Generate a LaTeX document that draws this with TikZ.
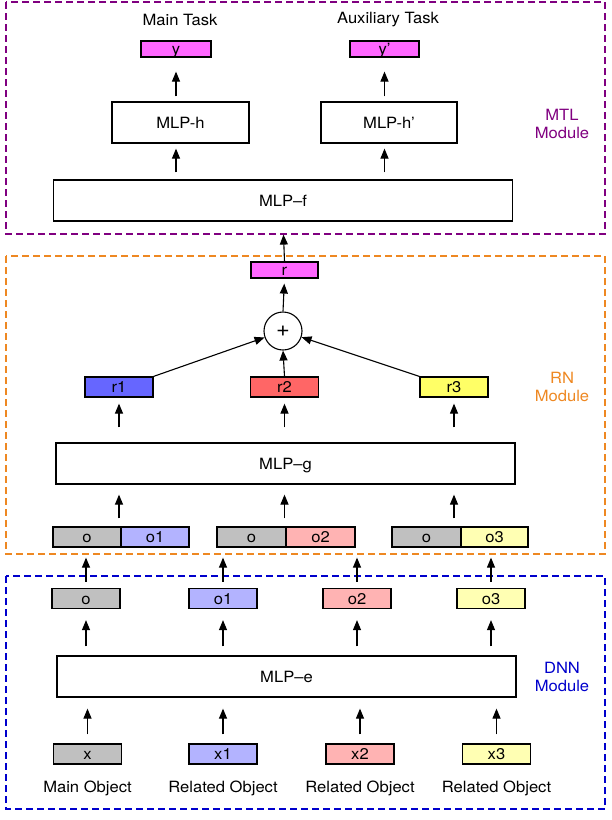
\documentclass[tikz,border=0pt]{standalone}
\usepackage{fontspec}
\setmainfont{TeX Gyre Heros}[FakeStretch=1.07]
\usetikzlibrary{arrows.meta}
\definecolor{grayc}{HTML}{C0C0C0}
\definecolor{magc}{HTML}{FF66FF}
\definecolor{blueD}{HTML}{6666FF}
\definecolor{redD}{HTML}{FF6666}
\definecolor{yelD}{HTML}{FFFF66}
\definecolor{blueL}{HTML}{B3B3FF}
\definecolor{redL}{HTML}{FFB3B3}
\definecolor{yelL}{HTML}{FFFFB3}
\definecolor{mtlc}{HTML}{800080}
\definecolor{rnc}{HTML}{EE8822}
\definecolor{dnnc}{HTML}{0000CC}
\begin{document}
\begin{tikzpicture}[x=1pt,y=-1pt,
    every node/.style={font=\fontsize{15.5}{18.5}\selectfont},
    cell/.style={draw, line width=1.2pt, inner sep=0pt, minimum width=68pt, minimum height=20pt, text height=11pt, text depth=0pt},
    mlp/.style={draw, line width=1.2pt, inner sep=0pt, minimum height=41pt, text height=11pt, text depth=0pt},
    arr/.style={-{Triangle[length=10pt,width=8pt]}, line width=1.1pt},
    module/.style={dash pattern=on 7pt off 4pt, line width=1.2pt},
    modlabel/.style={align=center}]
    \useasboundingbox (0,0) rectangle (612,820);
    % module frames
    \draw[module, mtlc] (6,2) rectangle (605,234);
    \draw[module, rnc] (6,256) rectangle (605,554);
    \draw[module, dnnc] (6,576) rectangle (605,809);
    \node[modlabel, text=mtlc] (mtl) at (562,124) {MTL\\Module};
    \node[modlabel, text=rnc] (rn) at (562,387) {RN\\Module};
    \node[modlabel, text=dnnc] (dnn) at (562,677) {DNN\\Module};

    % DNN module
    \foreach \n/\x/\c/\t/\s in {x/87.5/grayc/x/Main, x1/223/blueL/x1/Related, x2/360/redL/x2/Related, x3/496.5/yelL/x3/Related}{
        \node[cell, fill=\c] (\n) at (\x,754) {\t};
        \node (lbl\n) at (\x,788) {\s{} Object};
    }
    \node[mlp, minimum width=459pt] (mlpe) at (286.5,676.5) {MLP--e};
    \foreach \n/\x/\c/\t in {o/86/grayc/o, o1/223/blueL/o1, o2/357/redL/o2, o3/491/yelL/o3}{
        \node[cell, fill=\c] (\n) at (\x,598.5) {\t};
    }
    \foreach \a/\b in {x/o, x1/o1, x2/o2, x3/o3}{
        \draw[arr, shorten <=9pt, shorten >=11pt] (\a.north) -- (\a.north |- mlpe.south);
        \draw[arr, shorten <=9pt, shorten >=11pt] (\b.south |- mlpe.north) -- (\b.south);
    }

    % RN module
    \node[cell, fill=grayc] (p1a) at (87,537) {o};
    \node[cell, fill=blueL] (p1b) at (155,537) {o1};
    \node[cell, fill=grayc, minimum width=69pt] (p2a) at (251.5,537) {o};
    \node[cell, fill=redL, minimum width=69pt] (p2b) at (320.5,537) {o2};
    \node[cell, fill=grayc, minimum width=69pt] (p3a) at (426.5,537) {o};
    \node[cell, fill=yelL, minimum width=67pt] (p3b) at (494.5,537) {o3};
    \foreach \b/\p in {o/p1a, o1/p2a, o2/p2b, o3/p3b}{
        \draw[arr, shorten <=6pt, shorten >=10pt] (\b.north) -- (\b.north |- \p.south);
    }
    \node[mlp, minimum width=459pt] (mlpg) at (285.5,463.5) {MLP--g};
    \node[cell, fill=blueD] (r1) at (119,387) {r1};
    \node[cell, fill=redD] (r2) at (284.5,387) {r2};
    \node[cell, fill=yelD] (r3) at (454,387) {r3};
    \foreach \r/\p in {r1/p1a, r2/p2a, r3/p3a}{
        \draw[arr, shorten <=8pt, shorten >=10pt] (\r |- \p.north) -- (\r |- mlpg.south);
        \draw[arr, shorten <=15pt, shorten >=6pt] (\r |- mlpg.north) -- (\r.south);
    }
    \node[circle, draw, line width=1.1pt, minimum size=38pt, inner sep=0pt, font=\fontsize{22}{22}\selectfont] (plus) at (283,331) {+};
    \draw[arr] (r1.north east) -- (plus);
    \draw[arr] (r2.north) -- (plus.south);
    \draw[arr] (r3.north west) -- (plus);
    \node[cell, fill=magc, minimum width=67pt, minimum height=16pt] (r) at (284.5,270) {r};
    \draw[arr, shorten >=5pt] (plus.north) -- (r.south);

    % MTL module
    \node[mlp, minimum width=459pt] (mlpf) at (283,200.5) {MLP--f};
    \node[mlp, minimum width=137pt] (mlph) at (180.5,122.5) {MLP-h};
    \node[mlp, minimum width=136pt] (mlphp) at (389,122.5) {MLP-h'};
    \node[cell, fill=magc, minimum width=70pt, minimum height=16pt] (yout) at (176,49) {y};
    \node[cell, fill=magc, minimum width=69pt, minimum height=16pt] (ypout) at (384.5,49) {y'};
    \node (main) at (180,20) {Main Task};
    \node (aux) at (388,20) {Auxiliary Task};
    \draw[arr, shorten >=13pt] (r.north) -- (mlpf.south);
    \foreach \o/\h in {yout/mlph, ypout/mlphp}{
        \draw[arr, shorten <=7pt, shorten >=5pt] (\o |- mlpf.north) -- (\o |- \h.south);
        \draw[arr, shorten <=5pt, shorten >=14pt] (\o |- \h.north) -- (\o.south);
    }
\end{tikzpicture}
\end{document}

========

| WHAT IS NEEDED |
Your task is to repeat the data above exactly while excluding the pictures.

| RESULT BELOW |
Generate a LaTeX document that draws this with TikZ.
\documentclass[tikz,border=0pt]{standalone}
\usepackage{fontspec}
\setmainfont{TeX Gyre Heros}[FakeStretch=1.07]
\usetikzlibrary{arrows.meta}
\definecolor{grayc}{HTML}{C0C0C0}
\definecolor{magc}{HTML}{FF66FF}
\definecolor{blueD}{HTML}{6666FF}
\definecolor{redD}{HTML}{FF6666}
\definecolor{yelD}{HTML}{FFFF66}
\definecolor{blueL}{HTML}{B3B3FF}
\definecolor{redL}{HTML}{FFB3B3}
\definecolor{yelL}{HTML}{FFFFB3}
\definecolor{mtlc}{HTML}{800080}
\definecolor{rnc}{HTML}{EE8822}
\definecolor{dnnc}{HTML}{0000CC}
\begin{document}
\begin{tikzpicture}[x=1pt,y=-1pt,
    every node/.style={font=\fontsize{15.5}{18.5}\selectfont},
    cell/.style={draw, line width=1.2pt, inner sep=0pt, minimum width=68pt, minimum height=20pt, text height=11pt, text depth=0pt},
    mlp/.style={draw, line width=1.2pt, inner sep=0pt, minimum height=41pt, text height=11pt, text depth=0pt},
    arr/.style={-{Triangle[length=10pt,width=8pt]}, line width=1.1pt},
    module/.style={dash pattern=on 7pt off 4pt, line width=1.2pt},
    modlabel/.style={align=center}]
    \useasboundingbox (0,0) rectangle (612,820);
    % module frames
    \draw[module, mtlc] (6,2) rectangle (605,234);
    \draw[module, rnc] (6,256) rectangle (605,554);
    \draw[module, dnnc] (6,576) rectangle (605,809);
    \node[modlabel, text=mtlc] (mtl) at (562,124) {MTL\\Module};
    \node[modlabel, text=rnc] (rn) at (562,387) {RN\\Module};
    \node[modlabel, text=dnnc] (dnn) at (562,677) {DNN\\Module};

    % DNN module
    \foreach \n/\x/\c/\t/\s in {x/87.5/grayc/x/Main, x1/223/blueL/x1/Related, x2/360/redL/x2/Related, x3/496.5/yelL/x3/Related}{
        \node[cell, fill=\c] (\n) at (\x,754) {\t};
        \node (lbl\n) at (\x,788) {\s{} Object};
    }
    \node[mlp, minimum width=459pt] (mlpe) at (286.5,676.5) {MLP--e};
    \foreach \n/\x/\c/\t in {o/86/grayc/o, o1/223/blueL/o1, o2/357/redL/o2, o3/491/yelL/o3}{
        \node[cell, fill=\c] (\n) at (\x,598.5) {\t};
    }
    \foreach \a/\b in {x/o, x1/o1, x2/o2, x3/o3}{
        \draw[arr, shorten <=9pt, shorten >=11pt] (\a.north) -- (\a.north |- mlpe.south);
        \draw[arr, shorten <=9pt, shorten >=11pt] (\b.south |- mlpe.north) -- (\b.south);
    }

    % RN module
    \node[cell, fill=grayc] (p1a) at (87,537) {o};
    \node[cell, fill=blueL] (p1b) at (155,537) {o1};
    \node[cell, fill=grayc, minimum width=69pt] (p2a) at (251.5,537) {o};
    \node[cell, fill=redL, minimum width=69pt] (p2b) at (320.5,537) {o2};
    \node[cell, fill=grayc, minimum width=69pt] (p3a) at (426.5,537) {o};
    \node[cell, fill=yelL, minimum width=67pt] (p3b) at (494.5,537) {o3};
    \foreach \b/\p in {o/p1a, o1/p2a, o2/p2b, o3/p3b}{
        \draw[arr, shorten <=6pt, shorten >=10pt] (\b.north) -- (\b.north |- \p.south);
    }
    \node[mlp, minimum width=459pt] (mlpg) at (285.5,463.5) {MLP--g};
    \node[cell, fill=blueD] (r1) at (119,387) {r1};
    \node[cell, fill=redD] (r2) at (284.5,387) {r2};
    \node[cell, fill=yelD] (r3) at (454,387) {r3};
    \foreach \r/\p in {r1/p1a, r2/p2a, r3/p3a}{
        \draw[arr, shorten <=8pt, shorten >=10pt] (\r |- \p.north) -- (\r |- mlpg.south);
        \draw[arr, shorten <=15pt, shorten >=6pt] (\r |- mlpg.north) -- (\r.south);
    }
    \node[circle, draw, line width=1.1pt, minimum size=38pt, inner sep=0pt, font=\fontsize{22}{22}\selectfont] (plus) at (283,331) {+};
    \draw[arr] (r1.north east) -- (plus);
    \draw[arr] (r2.north) -- (plus.south);
    \draw[arr] (r3.north west) -- (plus);
    \node[cell, fill=magc, minimum width=67pt, minimum height=16pt] (r) at (284.5,270) {r};
    \draw[arr, shorten >=5pt] (plus.north) -- (r.south);

    % MTL module
    \node[mlp, minimum width=459pt] (mlpf) at (283,200.5) {MLP--f};
    \node[mlp, minimum width=137pt] (mlph) at (180.5,122.5) {MLP-h};
    \node[mlp, minimum width=136pt] (mlphp) at (389,122.5) {MLP-h'};
    \node[cell, fill=magc, minimum width=70pt, minimum height=16pt] (yout) at (176,49) {y};
    \node[cell, fill=magc, minimum width=69pt, minimum height=16pt] (ypout) at (384.5,49) {y'};
    \node (main) at (180,20) {Main Task};
    \node (aux) at (388,20) {Auxiliary Task};
    \draw[arr, shorten >=13pt] (r.north) -- (mlpf.south);
    \foreach \o/\h in {yout/mlph, ypout/mlphp}{
        \draw[arr, shorten <=7pt, shorten >=5pt] (\o |- mlpf.north) -- (\o |- \h.south);
        \draw[arr, shorten <=5pt, shorten >=14pt] (\o |- \h.north) -- (\o.south);
    }
\end{tikzpicture}
\end{document}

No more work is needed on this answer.